Fed up with the Sydney hospo scene, Gastmeier left for the Blue Mountains some years ago, where she started the Cherry Moon brand by baking her goods out of hired kitchens. But now, Cherry Moon finally has a permanent home — and Gastmeier and Graham are doing things the old-school way.
"I'm interested in artisanal food, woodfiring and staying true to the traditions of whole foods," says Gastmeier, who purchased a traditional scotch oven from an old Ballarat bakery (made way back in 1869) for the shop and rebuilt it with a master oven builder.
"A lot of people were coming in and thinking we're a regular cafe," says Gastmeier. "But we're more of a bakery and the menu really showcases the oven."

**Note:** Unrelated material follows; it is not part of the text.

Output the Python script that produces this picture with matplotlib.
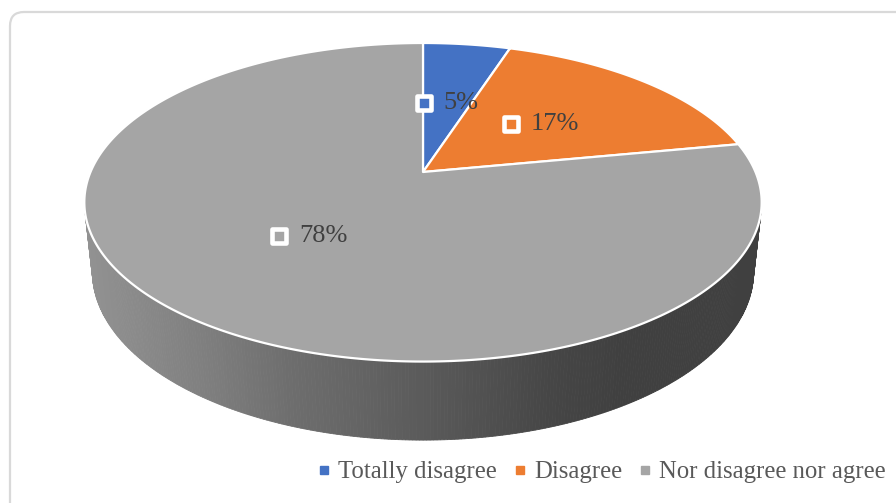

All of the bread is made using ancient grains like emmer and spelt, along with stone-ground flour from Gunnedah's Wholegrain Milling Company. The team also roasts whole pumpkins in the fire embers and smokes potatoes in whey, which is leftover from the house-made ricotta (served wrapped in fig leaf) and cultured butter.
Apart from all the bread, Cherry Moon is also baking pastries, galettes, fruit tarts and seasonal tarte tatin, along with Italian-style cream puffs. Portuguese custard tarts are cooked in the woodfired oven, too, as are sourdough pizzas.
A small cafe menu is also up for grabs and includes the likes of sourdough topped with avocado, tomato, basil and finger lime; and plates of woodfired cauliflower served with burrata, harissa, fermented zucchini and cashew and chickpea cream. Charcuterie and ploughman's lunches are also on the docket for the near future.
On the general store shelves, you'll find Aimee Graham's fermented goods, such as sauerkraut, kimchi, keffir and tonics. Other drinks include coffee by Newtown's 212 Blu, a house chai blend and cold-pressed orange and green juices.
And, to round out this already impressive offering, Cherry Moon is also scooping ice cream made in-house using all native and foraged ingredients — at the moment, there are fig leaf and saffron, wattle seed, plum and fennel pollen, and peach melba varieties.
"I want it to feel like you're stepping back in time to grandma's kitchen," says Gastmeier. "So everything is served on beautiful old crockery, plates and silverware, and there's a lot of 1960s bric-a-brac." Speaking of grandmothers, it was Gastmeier's grandma who put her through chef's school at the age of 16, and the Cherry Moon logo is in her handwriting.